Exercise task
Print, exactly as written, every line from the first line of the records below through the line containing "yerr=[np.zeros(len(x)), campbell_err], error_kw=ekw)", and nothing further.
——
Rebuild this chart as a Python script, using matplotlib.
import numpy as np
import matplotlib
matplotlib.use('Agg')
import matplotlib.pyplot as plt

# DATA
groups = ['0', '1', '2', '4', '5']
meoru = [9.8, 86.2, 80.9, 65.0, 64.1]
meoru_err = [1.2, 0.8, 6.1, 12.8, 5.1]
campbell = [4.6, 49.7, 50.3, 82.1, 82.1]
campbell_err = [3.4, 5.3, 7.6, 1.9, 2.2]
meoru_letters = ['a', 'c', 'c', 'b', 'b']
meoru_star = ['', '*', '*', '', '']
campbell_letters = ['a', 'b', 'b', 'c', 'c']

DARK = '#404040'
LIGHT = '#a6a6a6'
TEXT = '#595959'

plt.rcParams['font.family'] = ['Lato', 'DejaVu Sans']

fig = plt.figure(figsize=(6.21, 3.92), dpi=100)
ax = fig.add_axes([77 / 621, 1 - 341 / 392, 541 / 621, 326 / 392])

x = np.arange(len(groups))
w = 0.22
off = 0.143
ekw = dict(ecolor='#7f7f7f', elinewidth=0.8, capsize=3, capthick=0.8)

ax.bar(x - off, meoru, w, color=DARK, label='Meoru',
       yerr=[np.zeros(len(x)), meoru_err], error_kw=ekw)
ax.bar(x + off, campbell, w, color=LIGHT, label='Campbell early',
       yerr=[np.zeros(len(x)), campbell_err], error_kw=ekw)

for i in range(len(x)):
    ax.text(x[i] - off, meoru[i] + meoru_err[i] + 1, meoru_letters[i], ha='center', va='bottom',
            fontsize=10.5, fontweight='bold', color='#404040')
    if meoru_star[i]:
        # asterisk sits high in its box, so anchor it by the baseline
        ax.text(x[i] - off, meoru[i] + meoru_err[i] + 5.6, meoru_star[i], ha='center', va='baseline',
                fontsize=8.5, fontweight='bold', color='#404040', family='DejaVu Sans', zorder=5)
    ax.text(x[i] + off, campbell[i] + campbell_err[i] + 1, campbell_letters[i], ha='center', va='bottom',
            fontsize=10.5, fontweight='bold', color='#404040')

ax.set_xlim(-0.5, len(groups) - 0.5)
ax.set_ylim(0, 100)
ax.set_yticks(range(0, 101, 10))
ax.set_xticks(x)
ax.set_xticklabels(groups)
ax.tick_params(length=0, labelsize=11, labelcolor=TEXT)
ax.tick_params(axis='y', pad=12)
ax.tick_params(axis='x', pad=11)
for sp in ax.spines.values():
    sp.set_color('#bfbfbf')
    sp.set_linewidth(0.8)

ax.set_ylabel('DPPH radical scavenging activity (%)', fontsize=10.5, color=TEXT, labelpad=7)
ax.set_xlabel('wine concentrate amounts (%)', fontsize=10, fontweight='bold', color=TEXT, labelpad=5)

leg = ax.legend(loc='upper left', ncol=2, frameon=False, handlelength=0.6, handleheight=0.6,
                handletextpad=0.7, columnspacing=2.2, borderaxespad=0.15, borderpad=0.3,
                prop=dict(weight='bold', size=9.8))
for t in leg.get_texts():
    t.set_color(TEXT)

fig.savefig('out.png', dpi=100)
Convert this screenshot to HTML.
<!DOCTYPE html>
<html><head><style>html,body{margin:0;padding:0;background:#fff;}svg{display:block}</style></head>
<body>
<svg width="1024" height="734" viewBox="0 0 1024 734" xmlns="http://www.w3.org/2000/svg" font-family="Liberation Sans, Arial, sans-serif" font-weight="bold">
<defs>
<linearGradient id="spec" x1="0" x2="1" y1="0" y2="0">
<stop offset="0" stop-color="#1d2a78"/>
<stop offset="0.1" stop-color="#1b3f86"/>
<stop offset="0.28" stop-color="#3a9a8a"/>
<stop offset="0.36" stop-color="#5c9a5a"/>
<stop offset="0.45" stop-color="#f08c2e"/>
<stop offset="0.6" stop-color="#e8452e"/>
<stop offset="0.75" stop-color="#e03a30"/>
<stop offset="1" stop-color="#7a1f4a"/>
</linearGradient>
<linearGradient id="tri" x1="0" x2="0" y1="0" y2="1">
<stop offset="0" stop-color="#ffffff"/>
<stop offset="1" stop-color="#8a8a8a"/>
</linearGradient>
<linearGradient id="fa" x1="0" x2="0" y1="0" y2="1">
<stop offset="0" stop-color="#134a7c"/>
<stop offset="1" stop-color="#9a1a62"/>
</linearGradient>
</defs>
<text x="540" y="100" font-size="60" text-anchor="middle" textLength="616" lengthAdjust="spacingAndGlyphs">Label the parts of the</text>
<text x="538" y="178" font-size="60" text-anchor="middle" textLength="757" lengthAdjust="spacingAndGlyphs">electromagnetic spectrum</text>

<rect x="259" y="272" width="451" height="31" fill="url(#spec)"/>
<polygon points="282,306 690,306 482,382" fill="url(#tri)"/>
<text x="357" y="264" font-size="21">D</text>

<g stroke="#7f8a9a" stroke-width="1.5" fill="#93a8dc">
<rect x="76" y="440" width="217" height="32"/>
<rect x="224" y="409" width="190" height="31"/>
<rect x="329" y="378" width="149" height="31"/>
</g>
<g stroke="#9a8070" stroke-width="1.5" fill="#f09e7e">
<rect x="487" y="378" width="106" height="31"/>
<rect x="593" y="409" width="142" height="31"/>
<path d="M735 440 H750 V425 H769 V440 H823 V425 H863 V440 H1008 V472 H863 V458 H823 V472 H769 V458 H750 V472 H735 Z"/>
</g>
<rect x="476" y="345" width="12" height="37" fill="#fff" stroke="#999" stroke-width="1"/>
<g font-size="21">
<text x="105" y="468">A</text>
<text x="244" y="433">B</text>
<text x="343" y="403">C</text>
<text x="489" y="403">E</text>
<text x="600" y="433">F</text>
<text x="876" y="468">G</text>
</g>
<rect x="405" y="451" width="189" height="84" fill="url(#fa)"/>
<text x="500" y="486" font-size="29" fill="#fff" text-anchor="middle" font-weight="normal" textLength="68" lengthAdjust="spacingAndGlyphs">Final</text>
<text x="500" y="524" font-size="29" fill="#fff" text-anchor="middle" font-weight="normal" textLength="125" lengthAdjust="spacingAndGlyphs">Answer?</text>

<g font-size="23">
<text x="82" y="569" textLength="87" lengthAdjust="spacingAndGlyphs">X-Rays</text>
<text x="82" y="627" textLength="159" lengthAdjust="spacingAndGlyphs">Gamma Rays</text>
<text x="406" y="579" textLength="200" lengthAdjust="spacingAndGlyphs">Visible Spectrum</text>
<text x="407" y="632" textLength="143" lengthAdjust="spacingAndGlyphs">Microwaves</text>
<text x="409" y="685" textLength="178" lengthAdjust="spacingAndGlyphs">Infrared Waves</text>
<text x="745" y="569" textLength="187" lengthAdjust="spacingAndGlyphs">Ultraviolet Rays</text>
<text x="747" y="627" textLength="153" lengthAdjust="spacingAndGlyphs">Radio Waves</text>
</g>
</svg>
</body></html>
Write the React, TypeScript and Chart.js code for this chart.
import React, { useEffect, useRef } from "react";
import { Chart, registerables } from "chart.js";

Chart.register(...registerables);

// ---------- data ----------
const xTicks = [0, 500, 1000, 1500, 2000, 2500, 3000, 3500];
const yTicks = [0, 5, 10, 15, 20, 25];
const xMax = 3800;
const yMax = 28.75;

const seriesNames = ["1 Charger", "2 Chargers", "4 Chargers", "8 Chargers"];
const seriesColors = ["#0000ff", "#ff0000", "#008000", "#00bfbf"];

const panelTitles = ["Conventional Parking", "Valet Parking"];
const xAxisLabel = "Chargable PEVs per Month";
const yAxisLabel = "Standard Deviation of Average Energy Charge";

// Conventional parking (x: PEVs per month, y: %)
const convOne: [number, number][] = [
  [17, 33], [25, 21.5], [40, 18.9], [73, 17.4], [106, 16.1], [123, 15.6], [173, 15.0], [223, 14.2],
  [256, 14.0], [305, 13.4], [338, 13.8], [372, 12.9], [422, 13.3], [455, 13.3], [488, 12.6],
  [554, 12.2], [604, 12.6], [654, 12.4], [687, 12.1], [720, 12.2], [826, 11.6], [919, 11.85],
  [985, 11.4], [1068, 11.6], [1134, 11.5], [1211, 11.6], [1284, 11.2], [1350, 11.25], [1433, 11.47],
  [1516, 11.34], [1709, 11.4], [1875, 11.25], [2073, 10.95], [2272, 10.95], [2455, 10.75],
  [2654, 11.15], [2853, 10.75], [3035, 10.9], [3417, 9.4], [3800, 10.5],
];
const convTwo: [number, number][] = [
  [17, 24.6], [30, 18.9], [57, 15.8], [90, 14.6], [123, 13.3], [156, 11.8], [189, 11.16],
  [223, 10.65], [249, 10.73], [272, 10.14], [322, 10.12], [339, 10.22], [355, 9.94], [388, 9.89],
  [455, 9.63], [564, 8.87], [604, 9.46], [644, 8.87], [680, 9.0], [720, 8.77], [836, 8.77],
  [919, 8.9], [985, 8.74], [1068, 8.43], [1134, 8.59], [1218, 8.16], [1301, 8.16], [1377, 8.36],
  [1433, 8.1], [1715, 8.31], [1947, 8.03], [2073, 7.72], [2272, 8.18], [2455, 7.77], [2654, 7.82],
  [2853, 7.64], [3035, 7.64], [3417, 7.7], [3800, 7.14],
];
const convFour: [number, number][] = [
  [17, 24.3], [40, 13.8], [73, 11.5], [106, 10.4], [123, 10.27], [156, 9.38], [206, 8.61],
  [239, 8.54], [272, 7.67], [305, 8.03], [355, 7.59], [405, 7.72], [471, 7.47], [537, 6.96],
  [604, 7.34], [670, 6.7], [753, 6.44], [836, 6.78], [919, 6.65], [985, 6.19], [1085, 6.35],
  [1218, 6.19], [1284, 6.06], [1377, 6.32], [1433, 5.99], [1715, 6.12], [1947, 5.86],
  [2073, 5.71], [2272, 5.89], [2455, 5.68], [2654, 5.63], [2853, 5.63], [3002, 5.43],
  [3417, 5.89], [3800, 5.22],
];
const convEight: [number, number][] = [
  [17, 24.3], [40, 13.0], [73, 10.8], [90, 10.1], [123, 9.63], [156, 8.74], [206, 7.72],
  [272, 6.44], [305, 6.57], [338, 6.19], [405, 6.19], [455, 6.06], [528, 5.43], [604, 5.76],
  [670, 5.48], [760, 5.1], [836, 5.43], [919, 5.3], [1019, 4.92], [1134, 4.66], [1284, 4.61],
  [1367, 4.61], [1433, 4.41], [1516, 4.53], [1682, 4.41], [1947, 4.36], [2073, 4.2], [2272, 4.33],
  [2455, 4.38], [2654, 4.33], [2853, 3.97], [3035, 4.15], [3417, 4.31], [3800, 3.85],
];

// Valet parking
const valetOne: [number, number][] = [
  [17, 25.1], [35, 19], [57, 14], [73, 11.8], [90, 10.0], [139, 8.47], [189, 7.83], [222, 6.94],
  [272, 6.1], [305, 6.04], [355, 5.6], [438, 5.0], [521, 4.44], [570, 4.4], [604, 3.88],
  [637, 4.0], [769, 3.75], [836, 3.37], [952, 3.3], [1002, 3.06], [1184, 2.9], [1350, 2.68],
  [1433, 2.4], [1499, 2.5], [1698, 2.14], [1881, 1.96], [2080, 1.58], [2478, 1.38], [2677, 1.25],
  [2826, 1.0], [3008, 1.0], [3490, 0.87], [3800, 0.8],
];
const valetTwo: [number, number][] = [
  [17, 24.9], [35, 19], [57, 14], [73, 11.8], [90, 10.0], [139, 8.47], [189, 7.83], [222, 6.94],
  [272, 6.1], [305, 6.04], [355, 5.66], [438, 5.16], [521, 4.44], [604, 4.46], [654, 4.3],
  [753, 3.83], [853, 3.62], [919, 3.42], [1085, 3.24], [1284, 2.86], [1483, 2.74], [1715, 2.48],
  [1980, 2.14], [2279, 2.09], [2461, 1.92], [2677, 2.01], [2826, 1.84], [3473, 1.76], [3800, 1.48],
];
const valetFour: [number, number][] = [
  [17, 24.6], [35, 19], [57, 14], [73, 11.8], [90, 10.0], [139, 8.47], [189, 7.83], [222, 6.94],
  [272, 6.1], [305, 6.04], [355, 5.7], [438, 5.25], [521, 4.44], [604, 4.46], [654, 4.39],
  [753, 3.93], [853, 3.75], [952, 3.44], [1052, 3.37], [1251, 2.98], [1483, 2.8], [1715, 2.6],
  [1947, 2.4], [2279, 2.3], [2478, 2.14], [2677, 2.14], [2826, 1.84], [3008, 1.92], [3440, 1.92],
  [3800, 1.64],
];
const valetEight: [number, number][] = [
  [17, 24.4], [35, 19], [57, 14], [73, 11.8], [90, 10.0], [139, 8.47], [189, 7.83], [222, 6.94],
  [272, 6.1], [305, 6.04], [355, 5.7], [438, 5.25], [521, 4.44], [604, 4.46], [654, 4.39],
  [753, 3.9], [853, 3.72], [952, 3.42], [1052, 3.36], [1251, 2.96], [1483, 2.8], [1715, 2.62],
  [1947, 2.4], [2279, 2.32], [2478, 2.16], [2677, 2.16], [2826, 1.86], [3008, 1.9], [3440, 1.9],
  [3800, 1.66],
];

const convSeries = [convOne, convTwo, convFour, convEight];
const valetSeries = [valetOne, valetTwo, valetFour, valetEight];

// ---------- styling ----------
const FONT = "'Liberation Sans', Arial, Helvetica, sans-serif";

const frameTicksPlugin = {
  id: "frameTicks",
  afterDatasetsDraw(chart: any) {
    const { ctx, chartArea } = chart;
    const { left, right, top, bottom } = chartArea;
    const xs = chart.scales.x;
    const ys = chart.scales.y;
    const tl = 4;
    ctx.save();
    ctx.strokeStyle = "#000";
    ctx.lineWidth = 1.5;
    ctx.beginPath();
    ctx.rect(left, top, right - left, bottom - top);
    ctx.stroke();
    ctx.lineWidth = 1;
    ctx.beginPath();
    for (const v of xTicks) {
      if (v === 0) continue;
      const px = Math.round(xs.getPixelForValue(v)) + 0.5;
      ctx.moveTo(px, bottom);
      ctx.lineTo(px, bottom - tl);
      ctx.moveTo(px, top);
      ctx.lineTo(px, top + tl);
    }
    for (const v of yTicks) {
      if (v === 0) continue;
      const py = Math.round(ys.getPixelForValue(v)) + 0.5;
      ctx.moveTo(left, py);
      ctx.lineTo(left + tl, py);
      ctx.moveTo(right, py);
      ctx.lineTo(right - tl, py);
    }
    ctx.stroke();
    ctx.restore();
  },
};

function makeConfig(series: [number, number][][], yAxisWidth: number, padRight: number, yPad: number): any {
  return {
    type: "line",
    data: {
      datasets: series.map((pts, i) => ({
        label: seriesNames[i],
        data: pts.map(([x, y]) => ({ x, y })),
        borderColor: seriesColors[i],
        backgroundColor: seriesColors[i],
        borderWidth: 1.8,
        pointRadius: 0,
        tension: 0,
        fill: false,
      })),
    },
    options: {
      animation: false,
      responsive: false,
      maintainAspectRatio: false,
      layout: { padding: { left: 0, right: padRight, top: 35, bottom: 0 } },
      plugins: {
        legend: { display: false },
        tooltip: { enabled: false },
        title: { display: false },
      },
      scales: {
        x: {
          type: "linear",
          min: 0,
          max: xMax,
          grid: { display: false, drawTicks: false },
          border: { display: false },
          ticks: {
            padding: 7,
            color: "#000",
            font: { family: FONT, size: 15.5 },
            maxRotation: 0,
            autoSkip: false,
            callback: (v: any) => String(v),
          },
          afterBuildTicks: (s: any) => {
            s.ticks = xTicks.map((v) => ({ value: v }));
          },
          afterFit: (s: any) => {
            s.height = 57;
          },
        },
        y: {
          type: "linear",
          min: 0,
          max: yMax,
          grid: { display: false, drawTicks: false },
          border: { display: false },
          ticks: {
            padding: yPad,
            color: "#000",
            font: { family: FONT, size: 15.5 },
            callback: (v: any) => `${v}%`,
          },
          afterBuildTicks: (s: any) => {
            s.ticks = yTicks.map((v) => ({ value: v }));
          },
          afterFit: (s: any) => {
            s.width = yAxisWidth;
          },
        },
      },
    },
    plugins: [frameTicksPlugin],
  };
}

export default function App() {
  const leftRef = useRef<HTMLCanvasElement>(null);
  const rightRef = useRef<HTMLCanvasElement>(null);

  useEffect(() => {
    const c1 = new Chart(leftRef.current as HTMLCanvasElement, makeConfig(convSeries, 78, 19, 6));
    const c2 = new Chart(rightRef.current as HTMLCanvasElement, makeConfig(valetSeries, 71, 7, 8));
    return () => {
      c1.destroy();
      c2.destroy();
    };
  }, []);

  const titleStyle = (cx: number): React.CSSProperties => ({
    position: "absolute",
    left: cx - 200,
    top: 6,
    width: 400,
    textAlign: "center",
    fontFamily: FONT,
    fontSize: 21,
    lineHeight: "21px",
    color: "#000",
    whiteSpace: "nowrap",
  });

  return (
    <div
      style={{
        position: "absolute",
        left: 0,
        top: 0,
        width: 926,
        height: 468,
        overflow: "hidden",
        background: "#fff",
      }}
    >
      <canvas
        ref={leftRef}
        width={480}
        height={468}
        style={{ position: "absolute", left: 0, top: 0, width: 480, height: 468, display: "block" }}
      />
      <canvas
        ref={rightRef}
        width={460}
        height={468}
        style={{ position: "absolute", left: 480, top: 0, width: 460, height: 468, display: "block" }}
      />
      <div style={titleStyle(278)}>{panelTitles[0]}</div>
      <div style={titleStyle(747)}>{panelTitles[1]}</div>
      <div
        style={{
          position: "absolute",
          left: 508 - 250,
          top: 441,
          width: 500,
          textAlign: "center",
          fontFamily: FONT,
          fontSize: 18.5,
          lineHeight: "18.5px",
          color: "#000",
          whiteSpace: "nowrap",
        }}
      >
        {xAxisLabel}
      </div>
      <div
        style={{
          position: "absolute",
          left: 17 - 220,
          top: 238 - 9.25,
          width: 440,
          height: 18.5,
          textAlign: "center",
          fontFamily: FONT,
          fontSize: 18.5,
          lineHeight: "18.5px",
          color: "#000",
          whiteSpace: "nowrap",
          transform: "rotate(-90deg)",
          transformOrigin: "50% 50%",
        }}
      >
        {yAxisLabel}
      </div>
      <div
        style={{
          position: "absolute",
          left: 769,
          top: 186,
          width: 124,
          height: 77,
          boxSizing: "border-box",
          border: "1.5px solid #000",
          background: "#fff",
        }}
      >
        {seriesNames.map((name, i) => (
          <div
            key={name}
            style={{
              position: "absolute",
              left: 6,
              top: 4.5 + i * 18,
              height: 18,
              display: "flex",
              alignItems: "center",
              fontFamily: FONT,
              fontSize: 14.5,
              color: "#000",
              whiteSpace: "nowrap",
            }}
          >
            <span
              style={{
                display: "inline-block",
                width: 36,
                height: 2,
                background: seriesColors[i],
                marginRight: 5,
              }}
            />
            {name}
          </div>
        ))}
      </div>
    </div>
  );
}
——
Solution to this task
Rebuild this chart as a Python script, using matplotlib.
import numpy as np
import matplotlib
matplotlib.use('Agg')
import matplotlib.pyplot as plt

# DATA
groups = ['0', '1', '2', '4', '5']
meoru = [9.8, 86.2, 80.9, 65.0, 64.1]
meoru_err = [1.2, 0.8, 6.1, 12.8, 5.1]
campbell = [4.6, 49.7, 50.3, 82.1, 82.1]
campbell_err = [3.4, 5.3, 7.6, 1.9, 2.2]
meoru_letters = ['a', 'c', 'c', 'b', 'b']
meoru_star = ['', '*', '*', '', '']
campbell_letters = ['a', 'b', 'b', 'c', 'c']

DARK = '#404040'
LIGHT = '#a6a6a6'
TEXT = '#595959'

plt.rcParams['font.family'] = ['Lato', 'DejaVu Sans']

fig = plt.figure(figsize=(6.21, 3.92), dpi=100)
ax = fig.add_axes([77 / 621, 1 - 341 / 392, 541 / 621, 326 / 392])

x = np.arange(len(groups))
w = 0.22
off = 0.143
ekw = dict(ecolor='#7f7f7f', elinewidth=0.8, capsize=3, capthick=0.8)

ax.bar(x - off, meoru, w, color=DARK, label='Meoru',
       yerr=[np.zeros(len(x)), meoru_err], error_kw=ekw)
ax.bar(x + off, campbell, w, color=LIGHT, label='Campbell early',
       yerr=[np.zeros(len(x)), campbell_err], error_kw=ekw)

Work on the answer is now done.